Mathematics Question on Applications of Derivatives

Question

At what points in the interval [0, 2 $\pi$ ], does the function sin 2x attain its maximum value?

Accepted Answer

Let f(x) = sin 2x

f'(x)=2cos2x

Now,

f'(x)=0=cos2x=0

2x= $\frac{\pi}{2}$ , $\frac{3\pi}{2}$ , $\frac{5\pi}{2}$ , $\frac{7\pi}{4}$

x= $\frac{\pi}{4}$ , $\frac{3\pi}{4}$ , $\frac{5\pi}{4}$ , $\frac{7\pi}{4}$

Then, we evaluate the values of f at critical points x= $\frac{\pi}{4}$ , $\frac{3\pi}{4}$ , $\frac{5\pi}{4}$ , $\frac{7\pi}{4}$ and at the endpoints of the interval [0, 2 $\pi$ ].

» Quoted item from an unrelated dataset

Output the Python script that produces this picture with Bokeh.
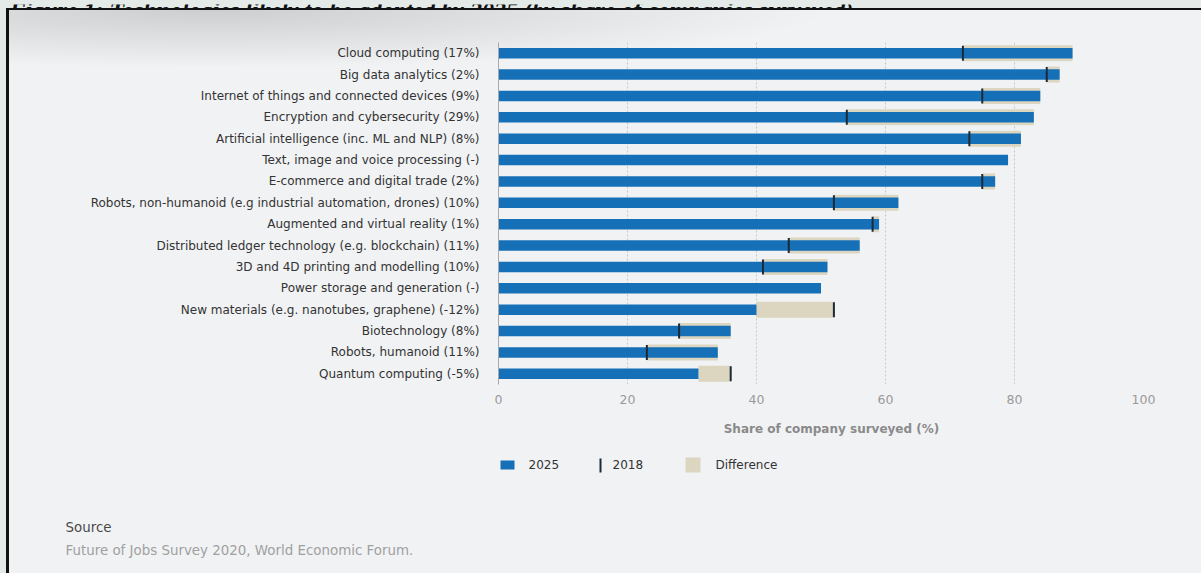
from bokeh.plotting import figure
from bokeh.layouts import column
from bokeh.models import Range1d, FactorRange, FixedTicker
from bokeh.core.properties import value
from bokeh.embed import file_html
from bokeh.resources import INLINE

# ---------------- data ----------------
categories = [
    "Cloud computing (17%)",
    "Big data analytics (2%)",
    "Internet of things and connected devices (9%)",
    "Encryption and cybersecurity (29%)",
    "Artificial intelligence (inc. ML and NLP) (8%)",
    "Text, image and voice processing (-)",
    "E-commerce and digital trade (2%)",
    "Robots, non-humanoid (e.g industrial automation, drones) (10%)",
    "Augmented and virtual reality (1%)",
    "Distributed ledger technology (e.g. blockchain) (11%)",
    "3D and 4D printing and modelling (10%)",
    "Power storage and generation (-)",
    "New materials (e.g. nanotubes, graphene) (-12%)",
    "Biotechnology (8%)",
    "Robots, humanoid (11%)",
    "Quantum computing (-5%)",
]
share_2025 = [89, 87, 84, 83, 81, 79, 77, 62, 59, 56, 51, 50, 40, 36, 34, 31]
share_2018 = [72, 85, 75, 54, 73, None, 75, 52, 58, 45, 41, None, 52, 28, 23, 36]
x_ticks = [0, 20, 40, 60, 80, 100]
legend_labels = ["2025", "2018", "Difference"]
title_text = "Figure 1: Technologies likely to be adopted by 2025 (by share of companies surveyed)"
axis_title = "Share of company surveyed (%)"
source_title = "Source"
source_text = "Future of Jobs Survey 2020, World Economic Forum."

# ---------------- style ----------------
BLUE = "#1670b8"
BEIGE = "#dcd5bf"
DARK = "#1c2a38"
FONT = value("DejaVu Sans")
W = 1201


def bare(h, y0, y1):
    f = figure(width=W, height=h, x_range=Range1d(0, W), y_range=Range1d(y1, y0),
               x_axis_type=None, y_axis_type=None, output_backend="svg",
               toolbar_location=None, min_border=0, outline_line_color=None,
               background_fill_alpha=0, border_fill_alpha=0, frame_align=False)
    f.grid.visible = False
    return f


# ---------------- header (title, mostly cut off as in the source) ----------------
hdr = bare(8, 0, 8)
hdr.text(x=[9], y=[5], text=[title_text], text_baseline="alphabetic",
         text_font=value("Liberation Serif"), text_font_style="bold italic",
         text_font_size="24px", text_color="#111111")

# ---------------- main chart ----------------
p = figure(width=W, height=412,
           y_range=FactorRange(factors=categories[::-1]),
           x_range=Range1d(0, 100),
           output_backend="svg", toolbar_location=None,
           min_border_left=498, min_border_right=58,
           min_border_top=34, min_border_bottom=36,
           background_fill_alpha=0, border_fill_alpha=0,
           outline_line_color=None, frame_align=False)

d_cats, d_left, d_right, m_cats, m_x = [], [], [], [], []
for c, a, b in zip(categories, share_2025, share_2018):
    if b is None:
        continue
    d_cats.append(c)
    d_left.append(min(a, b))
    d_right.append(max(a, b))
    m_cats.append(c)
    m_x.append(b)

p.hbar(y=d_cats, left=d_left, right=d_right, height=0.75,
       fill_color=BEIGE, line_color=None)
p.hbar(y=categories, left=0, right=share_2025, height=0.49,
       fill_color=BLUE, line_color=None)
p.rect(x=m_x, y=m_cats, width=2, width_units="screen", height=0.7,
       fill_color=DARK, line_color=None)

p.xaxis.ticker = FixedTicker(ticks=x_ticks)
p.xaxis.axis_line_color = None
p.xaxis.major_tick_line_color = None
p.xaxis.minor_tick_line_color = None
p.xaxis.major_tick_out = 0
p.xaxis.major_tick_in = 0
p.xaxis.major_label_standoff = 10
p.xaxis.major_label_text_font = "DejaVu Sans"
p.xaxis.major_label_text_font_size = "12.5px"
p.xaxis.major_label_text_color = "#9a9a9a"

p.yaxis.axis_line_color = "#a9a9a9"
p.yaxis.axis_line_width = 1
p.yaxis.major_tick_line_color = None
p.yaxis.minor_tick_line_color = None
p.yaxis.major_tick_out = 0
p.yaxis.major_tick_in = 0
p.yaxis.major_label_standoff = 19
p.yaxis.major_label_text_font = "DejaVu Sans"
p.yaxis.major_label_text_font_size = "12px"
p.yaxis.major_label_text_color = "#333333"

p.ygrid.grid_line_color = None
p.xgrid.ticker = FixedTicker(ticks=x_ticks[1:])
p.xgrid.grid_line_color = "#c6c6c6"
p.xgrid.grid_line_dash = "2 2"
p.xgrid.grid_line_width = 1

# ---------------- footer: axis title, legend, source ----------------
ft = bare(153, 420, 573)
ft.text(x=[831], y=[428], text=[axis_title], text_align="center",
        text_baseline="middle", text_font=FONT, text_font_style="bold",
        text_font_size="12px", text_color="#8a8a8a")
# legend swatches
ft.rect(x=[507], y=[464.5], width=14, height=9, fill_color=BLUE, line_color=None)
ft.rect(x=[600], y=[465], width=2, height=14, fill_color=DARK, line_color=None)
ft.rect(x=[692.5], y=[464.5], width=15, height=15, fill_color=BEIGE, line_color=None)
ft.text(x=[528, 612, 715], y=[464, 464, 464], text=legend_labels,
        text_baseline="middle", text_font=FONT, text_font_size="12px",
        text_color="#333333")
ft.text(x=[65], y=[527], text=[source_title], text_baseline="middle",
        text_font=FONT, text_font_size="13.4px", text_color="#4a4a4a")
ft.text(x=[65], y=[550], text=[source_text], text_baseline="middle",
        text_font=FONT, text_font_size="13.4px", text_color="#a0a0a0")

# page background: outer strip, black frame corner, top-left shadow
bg = ", ".join([
    "linear-gradient(#e3eae8, #e3eae8) 0 0 / 6px 100% no-repeat",
    "linear-gradient(#e3eae8, #e3eae8) 0 0 / 100% 8px no-repeat",
    "linear-gradient(#111111, #111111) 6px 8px / 3px 100% no-repeat",
    "linear-gradient(#111111, #111111) 6px 8px / 100% 2px no-repeat",
    "radial-gradient(ellipse 620px 58px at 210px 10px, rgba(0,0,0,0.15), rgba(0,0,0,0)) 0 0 / 100% 100% no-repeat",
    "#f1f2f4",
])
layout = column(hdr, p, ft, spacing=0, styles={"background": bg})

open("out.html", "w").write(file_html(layout, INLINE))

f( $\frac{\pi}{4}$ )=sin $\frac{\pi}{2}$ =1.f( $\frac{3\pi}{2}$ )= $\frac{3\pi}{2}$ =-1

f( $\frac{5\pi}{4}$ )=sin $\frac{5\pi}{2}$ =1.f( $\frac{7\pi}{4}$ )=sin $\frac{7\pi}{2}$ =-1

f(0)=sin 0=0,f(2 $\pi$ )=sin 2 $\pi$ =0

Hence, we can conclude that the absolute maximum value of f on [0, 2 $\pi$ ] is occurring

at x= $\frac{\pi}{4}$ and x= $\frac{5\pi}{4}$ .